— START Records supplied —

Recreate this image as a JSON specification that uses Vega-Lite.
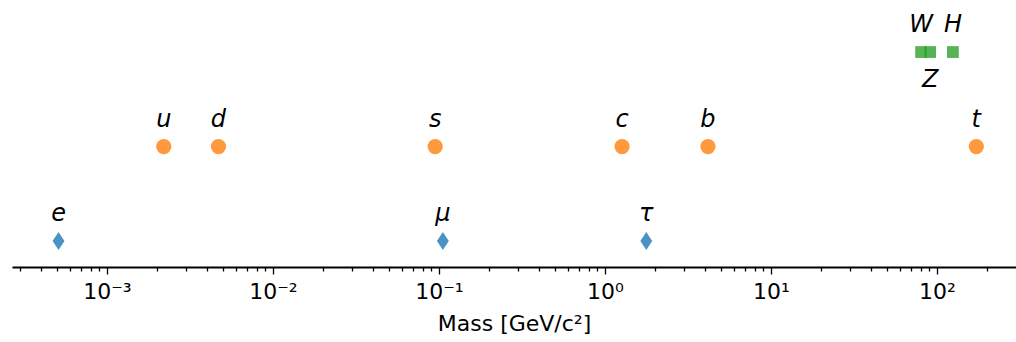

— END Records supplied —
— START Records supplied —

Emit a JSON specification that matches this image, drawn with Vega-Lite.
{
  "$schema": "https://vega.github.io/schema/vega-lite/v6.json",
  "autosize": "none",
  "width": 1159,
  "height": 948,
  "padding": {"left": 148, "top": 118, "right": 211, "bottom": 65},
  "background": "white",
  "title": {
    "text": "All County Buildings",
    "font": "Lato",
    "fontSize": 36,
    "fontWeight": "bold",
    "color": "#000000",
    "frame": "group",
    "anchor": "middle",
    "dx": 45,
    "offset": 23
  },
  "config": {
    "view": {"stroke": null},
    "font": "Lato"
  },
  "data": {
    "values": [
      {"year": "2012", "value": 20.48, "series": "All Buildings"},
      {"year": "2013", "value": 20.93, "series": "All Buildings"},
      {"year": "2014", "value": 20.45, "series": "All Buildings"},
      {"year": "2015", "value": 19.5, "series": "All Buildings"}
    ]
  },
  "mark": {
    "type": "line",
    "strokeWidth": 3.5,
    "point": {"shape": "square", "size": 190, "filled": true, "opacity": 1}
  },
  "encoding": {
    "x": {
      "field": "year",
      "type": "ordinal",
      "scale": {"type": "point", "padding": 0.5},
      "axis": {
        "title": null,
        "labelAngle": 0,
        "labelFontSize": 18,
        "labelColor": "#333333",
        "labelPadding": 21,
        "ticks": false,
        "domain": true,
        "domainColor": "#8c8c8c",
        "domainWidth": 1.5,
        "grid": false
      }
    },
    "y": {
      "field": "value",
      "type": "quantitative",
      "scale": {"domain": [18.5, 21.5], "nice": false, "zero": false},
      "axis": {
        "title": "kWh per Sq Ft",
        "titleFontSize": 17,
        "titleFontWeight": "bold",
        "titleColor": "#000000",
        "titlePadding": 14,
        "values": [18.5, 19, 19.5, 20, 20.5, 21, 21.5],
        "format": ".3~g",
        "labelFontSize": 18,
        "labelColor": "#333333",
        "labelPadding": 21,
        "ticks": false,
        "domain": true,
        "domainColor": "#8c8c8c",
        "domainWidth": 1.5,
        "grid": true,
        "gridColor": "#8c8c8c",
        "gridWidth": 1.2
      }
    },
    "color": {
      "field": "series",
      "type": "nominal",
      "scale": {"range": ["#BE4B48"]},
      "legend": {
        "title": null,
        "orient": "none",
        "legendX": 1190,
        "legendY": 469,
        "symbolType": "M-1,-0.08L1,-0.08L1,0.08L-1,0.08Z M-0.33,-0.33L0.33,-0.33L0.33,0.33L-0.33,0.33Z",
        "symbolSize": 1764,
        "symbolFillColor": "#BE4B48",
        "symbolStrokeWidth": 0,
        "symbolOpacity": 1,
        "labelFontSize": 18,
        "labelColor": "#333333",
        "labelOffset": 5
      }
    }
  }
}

— END Records supplied —
— START Records supplied —

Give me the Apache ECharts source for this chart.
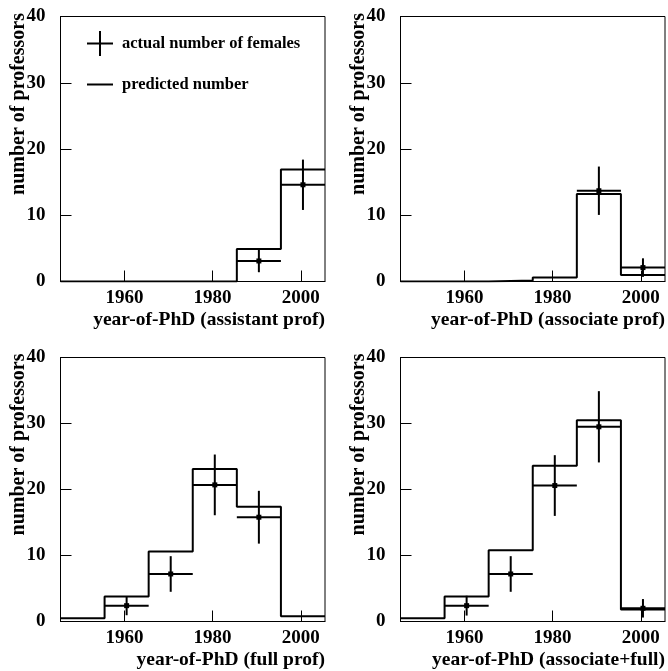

— END Records supplied —

Task objective:
Pull out every line above that holds the word "image".

Result for this exercise:
Recreate this image as a JSON specification that uses Vega-Lite.
Emit a JSON specification that matches this image, drawn with Vega-Lite.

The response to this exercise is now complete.